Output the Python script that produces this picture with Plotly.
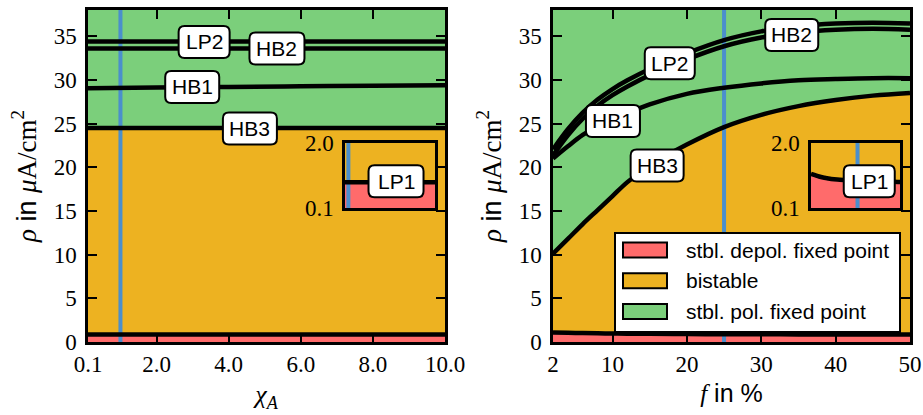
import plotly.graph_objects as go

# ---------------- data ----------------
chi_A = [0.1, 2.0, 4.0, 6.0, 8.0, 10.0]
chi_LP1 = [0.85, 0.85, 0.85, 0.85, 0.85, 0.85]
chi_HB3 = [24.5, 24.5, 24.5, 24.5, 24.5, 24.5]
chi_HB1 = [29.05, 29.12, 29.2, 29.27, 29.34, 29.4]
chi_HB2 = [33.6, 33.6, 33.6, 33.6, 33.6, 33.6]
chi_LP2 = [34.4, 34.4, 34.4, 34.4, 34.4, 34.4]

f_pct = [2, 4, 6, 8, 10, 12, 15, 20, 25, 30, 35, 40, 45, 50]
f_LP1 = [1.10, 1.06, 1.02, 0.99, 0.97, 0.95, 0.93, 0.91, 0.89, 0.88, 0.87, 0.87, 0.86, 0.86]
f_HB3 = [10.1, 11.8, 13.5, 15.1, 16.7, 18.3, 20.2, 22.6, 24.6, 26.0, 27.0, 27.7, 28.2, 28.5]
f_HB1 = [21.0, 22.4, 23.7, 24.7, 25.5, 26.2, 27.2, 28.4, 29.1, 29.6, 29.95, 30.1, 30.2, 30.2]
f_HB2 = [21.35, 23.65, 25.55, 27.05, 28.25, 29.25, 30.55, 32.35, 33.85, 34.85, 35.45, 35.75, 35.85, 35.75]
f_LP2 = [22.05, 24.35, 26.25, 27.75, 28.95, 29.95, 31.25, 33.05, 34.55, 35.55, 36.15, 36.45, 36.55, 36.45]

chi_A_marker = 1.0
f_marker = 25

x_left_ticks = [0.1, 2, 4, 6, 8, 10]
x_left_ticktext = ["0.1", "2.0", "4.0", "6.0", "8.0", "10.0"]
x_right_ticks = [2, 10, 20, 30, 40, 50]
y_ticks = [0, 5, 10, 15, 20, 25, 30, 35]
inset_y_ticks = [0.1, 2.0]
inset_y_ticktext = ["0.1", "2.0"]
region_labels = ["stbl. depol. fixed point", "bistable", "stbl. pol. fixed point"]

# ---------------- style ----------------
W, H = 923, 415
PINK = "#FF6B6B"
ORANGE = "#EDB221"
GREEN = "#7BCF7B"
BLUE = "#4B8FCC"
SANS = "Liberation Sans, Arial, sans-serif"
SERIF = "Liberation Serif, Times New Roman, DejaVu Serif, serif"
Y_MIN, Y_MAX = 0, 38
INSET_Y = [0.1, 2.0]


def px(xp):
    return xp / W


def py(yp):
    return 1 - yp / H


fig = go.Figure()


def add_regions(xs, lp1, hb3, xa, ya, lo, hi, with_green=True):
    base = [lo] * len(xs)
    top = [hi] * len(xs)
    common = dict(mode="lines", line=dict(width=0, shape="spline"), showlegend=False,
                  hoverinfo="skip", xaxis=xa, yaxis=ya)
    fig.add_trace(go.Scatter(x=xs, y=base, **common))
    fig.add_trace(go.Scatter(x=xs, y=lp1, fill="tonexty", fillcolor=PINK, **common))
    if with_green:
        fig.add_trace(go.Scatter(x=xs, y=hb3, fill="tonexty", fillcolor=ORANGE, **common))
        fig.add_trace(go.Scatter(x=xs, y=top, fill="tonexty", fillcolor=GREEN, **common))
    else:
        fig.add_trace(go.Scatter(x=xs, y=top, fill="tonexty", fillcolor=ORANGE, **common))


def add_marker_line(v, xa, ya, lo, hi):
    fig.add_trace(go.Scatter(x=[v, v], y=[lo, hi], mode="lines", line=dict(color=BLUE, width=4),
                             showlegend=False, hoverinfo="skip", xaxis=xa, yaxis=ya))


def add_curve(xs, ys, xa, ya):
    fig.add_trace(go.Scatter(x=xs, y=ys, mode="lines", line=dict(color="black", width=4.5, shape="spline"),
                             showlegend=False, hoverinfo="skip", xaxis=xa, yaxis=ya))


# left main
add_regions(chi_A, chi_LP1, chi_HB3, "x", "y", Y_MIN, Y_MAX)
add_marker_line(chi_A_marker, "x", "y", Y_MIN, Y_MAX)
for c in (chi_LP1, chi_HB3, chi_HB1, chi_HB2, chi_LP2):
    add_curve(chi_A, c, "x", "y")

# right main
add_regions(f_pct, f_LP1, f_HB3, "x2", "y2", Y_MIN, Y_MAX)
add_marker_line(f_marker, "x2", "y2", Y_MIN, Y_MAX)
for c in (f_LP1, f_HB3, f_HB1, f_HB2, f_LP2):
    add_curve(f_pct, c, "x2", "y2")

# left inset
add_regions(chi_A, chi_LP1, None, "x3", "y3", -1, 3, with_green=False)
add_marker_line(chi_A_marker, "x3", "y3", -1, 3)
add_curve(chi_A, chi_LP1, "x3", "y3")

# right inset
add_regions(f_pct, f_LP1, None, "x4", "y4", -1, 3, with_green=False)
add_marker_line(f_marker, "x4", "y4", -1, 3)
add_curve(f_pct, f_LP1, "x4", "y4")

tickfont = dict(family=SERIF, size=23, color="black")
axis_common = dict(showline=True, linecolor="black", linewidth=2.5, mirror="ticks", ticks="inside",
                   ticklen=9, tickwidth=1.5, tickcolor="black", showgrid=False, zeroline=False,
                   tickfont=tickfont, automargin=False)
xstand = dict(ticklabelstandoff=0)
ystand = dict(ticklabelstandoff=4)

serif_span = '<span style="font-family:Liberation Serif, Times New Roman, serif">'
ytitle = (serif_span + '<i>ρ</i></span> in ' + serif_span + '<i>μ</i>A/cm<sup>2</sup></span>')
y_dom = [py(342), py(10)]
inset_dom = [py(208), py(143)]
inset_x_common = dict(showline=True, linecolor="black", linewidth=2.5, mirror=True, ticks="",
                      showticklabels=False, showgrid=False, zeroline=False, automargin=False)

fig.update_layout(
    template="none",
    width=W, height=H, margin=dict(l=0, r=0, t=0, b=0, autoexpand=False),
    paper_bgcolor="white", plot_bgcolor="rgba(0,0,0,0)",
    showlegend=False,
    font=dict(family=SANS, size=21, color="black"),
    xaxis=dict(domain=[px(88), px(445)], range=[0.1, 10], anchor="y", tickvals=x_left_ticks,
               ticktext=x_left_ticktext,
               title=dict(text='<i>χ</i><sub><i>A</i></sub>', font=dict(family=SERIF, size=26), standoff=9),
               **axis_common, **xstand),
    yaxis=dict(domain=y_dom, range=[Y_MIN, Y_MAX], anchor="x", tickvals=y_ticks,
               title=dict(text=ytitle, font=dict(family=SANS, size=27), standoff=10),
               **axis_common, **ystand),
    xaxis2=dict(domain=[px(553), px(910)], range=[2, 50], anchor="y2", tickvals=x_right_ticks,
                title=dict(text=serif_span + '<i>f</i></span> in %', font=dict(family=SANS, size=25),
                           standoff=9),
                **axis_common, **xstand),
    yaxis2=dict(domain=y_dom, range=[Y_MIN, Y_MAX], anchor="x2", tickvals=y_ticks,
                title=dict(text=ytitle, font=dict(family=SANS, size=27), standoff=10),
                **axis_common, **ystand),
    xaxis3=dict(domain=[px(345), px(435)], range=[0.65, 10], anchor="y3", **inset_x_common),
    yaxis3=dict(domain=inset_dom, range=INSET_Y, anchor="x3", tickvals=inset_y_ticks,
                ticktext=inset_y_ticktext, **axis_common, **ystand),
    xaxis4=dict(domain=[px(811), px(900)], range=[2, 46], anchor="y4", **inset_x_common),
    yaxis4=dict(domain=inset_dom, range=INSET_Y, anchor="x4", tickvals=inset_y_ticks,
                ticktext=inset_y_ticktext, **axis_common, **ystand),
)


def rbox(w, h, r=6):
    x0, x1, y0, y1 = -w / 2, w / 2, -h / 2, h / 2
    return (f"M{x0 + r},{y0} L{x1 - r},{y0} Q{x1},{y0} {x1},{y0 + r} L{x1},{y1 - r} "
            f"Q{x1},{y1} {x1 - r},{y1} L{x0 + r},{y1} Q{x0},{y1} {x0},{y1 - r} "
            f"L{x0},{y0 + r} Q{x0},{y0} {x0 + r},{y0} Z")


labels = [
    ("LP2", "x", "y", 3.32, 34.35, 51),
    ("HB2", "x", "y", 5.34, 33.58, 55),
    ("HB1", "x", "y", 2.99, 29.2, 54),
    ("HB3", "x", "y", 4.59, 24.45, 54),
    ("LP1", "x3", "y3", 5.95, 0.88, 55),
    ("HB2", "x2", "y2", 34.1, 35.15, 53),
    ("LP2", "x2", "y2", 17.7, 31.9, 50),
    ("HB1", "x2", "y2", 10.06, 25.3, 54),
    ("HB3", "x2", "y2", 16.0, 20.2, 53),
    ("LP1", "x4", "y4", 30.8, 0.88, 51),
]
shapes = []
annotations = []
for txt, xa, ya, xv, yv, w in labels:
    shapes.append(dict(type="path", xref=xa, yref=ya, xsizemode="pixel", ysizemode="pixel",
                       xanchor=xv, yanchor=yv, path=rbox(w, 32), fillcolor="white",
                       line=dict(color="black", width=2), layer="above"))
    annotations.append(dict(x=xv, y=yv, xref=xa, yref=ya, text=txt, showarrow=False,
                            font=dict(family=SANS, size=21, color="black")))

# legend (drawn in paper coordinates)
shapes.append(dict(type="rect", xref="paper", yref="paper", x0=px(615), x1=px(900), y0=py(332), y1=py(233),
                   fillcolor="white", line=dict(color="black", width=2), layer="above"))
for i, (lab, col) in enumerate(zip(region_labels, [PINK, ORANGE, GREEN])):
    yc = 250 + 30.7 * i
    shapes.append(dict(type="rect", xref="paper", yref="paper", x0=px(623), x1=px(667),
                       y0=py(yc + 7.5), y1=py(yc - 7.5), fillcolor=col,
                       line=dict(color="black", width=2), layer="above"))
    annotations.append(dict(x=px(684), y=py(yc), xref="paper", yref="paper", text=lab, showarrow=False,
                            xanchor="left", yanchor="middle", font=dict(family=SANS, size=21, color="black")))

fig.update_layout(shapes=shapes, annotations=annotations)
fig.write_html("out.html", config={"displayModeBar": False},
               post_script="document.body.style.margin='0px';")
○ ○ ○ ○ ○ ○ ○
- _Exercise details_
Look at the listing and set down only the lines from its start through the line with "36.45, 36.55, 36.45]", word for word and without pictures.

- _In response_
Output the Python script that produces this picture with Plotly.
import plotly.graph_objects as go

# ---------------- data ----------------
chi_A = [0.1, 2.0, 4.0, 6.0, 8.0, 10.0]
chi_LP1 = [0.85, 0.85, 0.85, 0.85, 0.85, 0.85]
chi_HB3 = [24.5, 24.5, 24.5, 24.5, 24.5, 24.5]
chi_HB1 = [29.05, 29.12, 29.2, 29.27, 29.34, 29.4]
chi_HB2 = [33.6, 33.6, 33.6, 33.6, 33.6, 33.6]
chi_LP2 = [34.4, 34.4, 34.4, 34.4, 34.4, 34.4]

f_pct = [2, 4, 6, 8, 10, 12, 15, 20, 25, 30, 35, 40, 45, 50]
f_LP1 = [1.10, 1.06, 1.02, 0.99, 0.97, 0.95, 0.93, 0.91, 0.89, 0.88, 0.87, 0.87, 0.86, 0.86]
f_HB3 = [10.1, 11.8, 13.5, 15.1, 16.7, 18.3, 20.2, 22.6, 24.6, 26.0, 27.0, 27.7, 28.2, 28.5]
f_HB1 = [21.0, 22.4, 23.7, 24.7, 25.5, 26.2, 27.2, 28.4, 29.1, 29.6, 29.95, 30.1, 30.2, 30.2]
f_HB2 = [21.35, 23.65, 25.55, 27.05, 28.25, 29.25, 30.55, 32.35, 33.85, 34.85, 35.45, 35.75, 35.85, 35.75]
f_LP2 = [22.05, 24.35, 26.25, 27.75, 28.95, 29.95, 31.25, 33.05, 34.55, 35.55, 36.15, 36.45, 36.55, 36.45]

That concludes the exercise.